- Born: Frances Barlow 1550
- Died: 1629 (aged 78–79)
- Other name: Frances Parker
- Known for: Founding a library collection
- Spouses: Matthew Parker (married 1569–1575);; Tobias Matthew, Archbishop of York (married 1576);
- Children: 5, including Tobias (1577–1655) Mary (1579–1583) Samuel (1583–1601) Mary Ann (1599–1666)
- Parents: William Barlow, Bishop of Chichester (father); Agatha Wellsborne (mother);

= Frances Matthew =

English benefactor of York Minster (1550 – 1629)

Frances Matthew, born Frances Barlow, also known as Frances Parker (1550 – 1629), was an English benefactor of York Minster. Her father, her first father-in-law, her second husband and her sister's husbands were bishops.

==Life==
She was the daughter of Agatha (born Wellsborne) and William Barlow, Bishop of Chichester. Her father was said to have been the first bishop to marry and her mother was a religious woman and it was a rumour that she was once a nun. Children of clergy were a novelty and they would have been called "priest's bastards" by conservative commentators.

She married Matthew Parker who was the son of Matthew Parker, Archbishop of Canterbury on 29 December 1569. Her father had been one of the four consecrators and the principal consecrator of the Archbishop of Canterbury in 1559. Her husband died in 1575 leaving her pregnant. The child was born and was also called Matthew but he died too within months.

After her first husband's death she married Tobias Matthew, the Archbishop of York. Their son, Tobie Matthew was an MP and later a convert to Roman Catholicism.

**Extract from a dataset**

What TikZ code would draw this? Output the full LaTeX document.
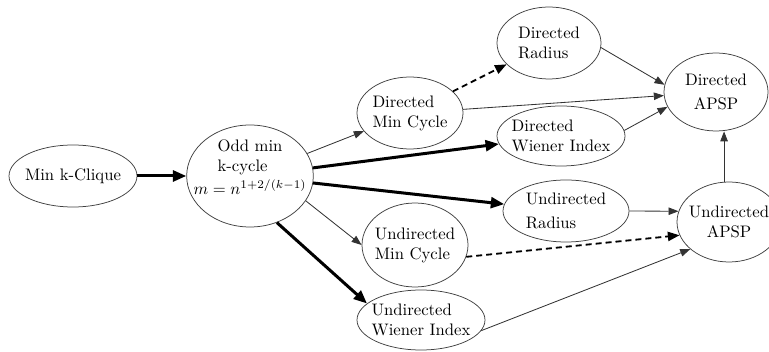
\documentclass[tikz,border=0pt]{standalone}
\usetikzlibrary{shapes.geometric,arrows.meta}
\tikzset{
    problem/.style={draw=black!75, line width=0.45pt, ellipse, inner sep=-4pt, align=left},
    thinred/.style={draw=black!80, line width=0.5pt, -{Triangle[length=6pt,width=4.5pt]}},
    thickred/.style={draw=black, line width=1.8pt, -{Triangle[length=8pt,width=6.5pt]}},
    dashred/.style={draw=black, line width=1.1pt, dash pattern=on 3.6pt off 2.4pt, -{Triangle[length=7pt,width=5.5pt]}}
}
\begin{document}
\begin{tikzpicture}[x=0.6pt, y=-0.6pt]
    \useasboundingbox (0,0) rectangle (769,352);
    \node[problem, minimum width=76.8pt, minimum height=37.2pt] (clique) at (73,176) {Min k-Clique};
    \node[problem, inner xsep=-7pt, align=center, minimum width=72pt, minimum height=61.2pt] (oddcycle) at (250,176) {
        \begin{tabular}{@{}l@{}}Odd min\\k-cycle\end{tabular}\\$m=n^{1+2/(k-1)}$\rule[-12pt]{0pt}{12pt}
    };
    \node[problem, minimum width=63.6pt, minimum height=43.2pt] (dircycle) at (410,113) {Directed\\Min Cycle};
    \node[problem, minimum width=62.4pt, minimum height=43.2pt] (dirradius) at (549,43) {Directed\\Radius};
    \node[problem, align=center, minimum width=62.4pt, minimum height=46.8pt] (dirapsp) at (716,92) {Directed\\[2pt]APSP};
    \node[problem, minimum width=76.8pt, minimum height=36pt] (dirwiener) at (561,136) {Directed\\Wiener Index};
    \node[problem, minimum width=75.6pt, minimum height=37.2pt] (undradius) at (566,211) {Undirected\\[2pt]Radius};
    \node[problem, align=center, minimum width=62.4pt, minimum height=48pt] (undapsp) at (729,222) {Undirected\\APSP};
    \node[problem, minimum width=63.6pt, minimum height=50.4pt] (undcycle) at (415,245) {Undirected\\Min Cycle};
    \node[problem, minimum width=76.8pt, minimum height=36pt] (undwiener) at (421,320) {Undirected\\Wiener Index};

    \draw[thickred] (clique) -- (oddcycle);
    \draw[thinred] (oddcycle) -- (dircycle);
    \draw[thickred] (oddcycle) -- (dirwiener);
    \draw[thickred] (oddcycle) -- (undradius);
    \draw[thinred] (oddcycle.-24) -- (undcycle.west);
    \draw[thickred] (oddcycle.-60) -- (undwiener.163);
    \draw[dashred] (dircycle) -- (dirradius);
    \draw[thinred] (dircycle) -- (dirapsp);
    \draw[thinred] (dirradius.-5) -- (dirapsp.172);
    \draw[thinred] (dirwiener.5) -- (dirapsp.-163);
    \draw[thinred] (undradius.east) -- (undapsp.168);
    \draw[dashred] (undcycle.-13) -- (undapsp.-165);
    \draw[thinred] (undwiener.-10) -- (undapsp.-145);
    \draw[thinred] (undapsp.97) -- (undapsp.97 |- dirapsp.south);
\end{tikzpicture}
\end{document}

Her husband, Tobias, left his fortune not to his sons or the church but to his wife. Amongst his possessions were 600 books and they were valued then at £300 and Frances give them all to York Minster. These books are the basis of the library (now at Old Palace, York). Frances had been his wife for over fifty years and she died the following year and she was buried in York Minster's lady chapel.